Prince's Progress (frontispiece design)

Dante Gabriel Rossetti

General Description

Date: 1865 December

Bibliography

◦ Kooistra, Christina Rossetti and Illustration, 76-80

◦ Marillier, DGR: An Illustrated Memorial, 117-118

◦ Surtees, A Catalogue Raisonné, 107-109 (no. 185).

Scholarly Commentary

Introduction

It is impossible not to see a strong personal reference in this and the other illustration for DGR's sister's book The Prince's Progress and Other Poems (1866), and especially in the drawing for this frontispiece. DGR chose for his text line 526 of the title poem, “The Prince's Progress”: “You should have wept her yesterday”. A recollection here of the loss of DGR's wife Elizabeth is emphasized by the text DGR wrote beneath one of the studies for this woodcut, which quotes line 1 from CR's “Bride Song”: “Too late for love, too late for joy”.

Production History

DGR's work on these two small drawings dragged out for more than a year. As we see from his letters to Christina's publisher, Alexander Macmillan, of 4 and 26 April 1865, he had at that point committed himself to making two drawings for her book of poetry, a title page and a frontispiece, and to sending the publisher his design for the binding (see Fredeman, Correspondence, 65. 55, 67.). On 3 December he had still not sent the two drawings to Macmillan but promised them “before many days”. The same letter calls for “some few small changes” to the binding design: “all the lines must be made half their present thickness (from the outside in each instance) and the gold balls turned into rings. The colour I chose is a green one which I have by me” ( Fredeman, Correspondence, 65. 170.). He was still working on “Christina's second block”—presumably the frontispiece— on 23 February 1866 and had not completed the work by 2 March, as he told the woodcut engraver William James Linton. DGR wrote to Macmillan on 29 March that “the block is done and gone to Linton, who has my request to be as expeditious as may be. Now then is the time for the binder to correct the binding. I send him with this a cover representing the colour which I wish adopted among those I received, and the necessary alterations”. On 19 April he told his mother he had “a proof of the title page of Christina's book” and finally, on 21 April, he wrote to Macmillan that he was satisfied with both the cuts and the binding and that he wanted to see final proofs (see Fredeman, Correspondence, 66. 39, 44, 63, 83, 84.). The book was published in early June. more than a year after the text of the poems was sent to the publisher.

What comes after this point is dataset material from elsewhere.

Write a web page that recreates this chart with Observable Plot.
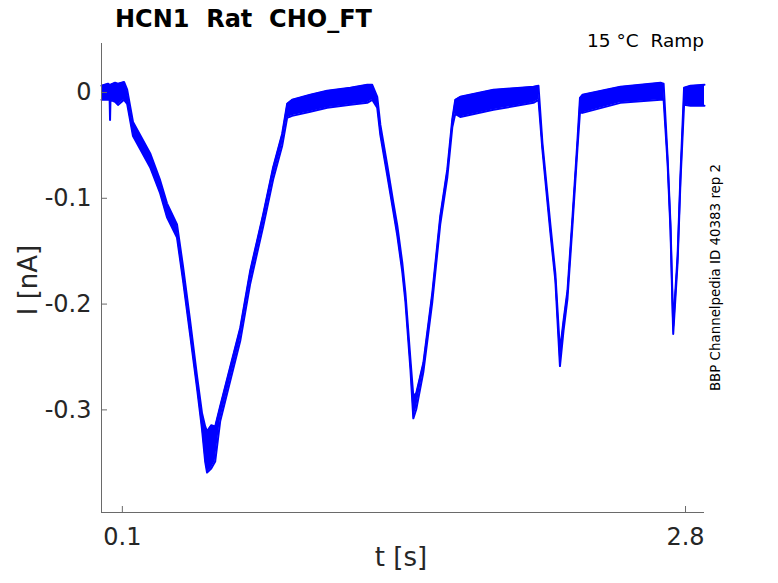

See also W. J. Linton's finished woodcut made from DGR's drawing for the frontispiece to CR's book of poems.

Literary

Surtees' summary of the action of CR's poem is revealing: “The story [of “The Prince's Progress”] is that of the Prince setting out to seek his bride but lingering so long on the way that he finds her dead when he arrives” ( Surtees, A Catalogue Raisonné, 108 ). The import of this tale for DGR is underscored by the illustration itself, which depicts a grief-stricken prince being attended by a woman, with the bier of his bride in the background attended by six praying women.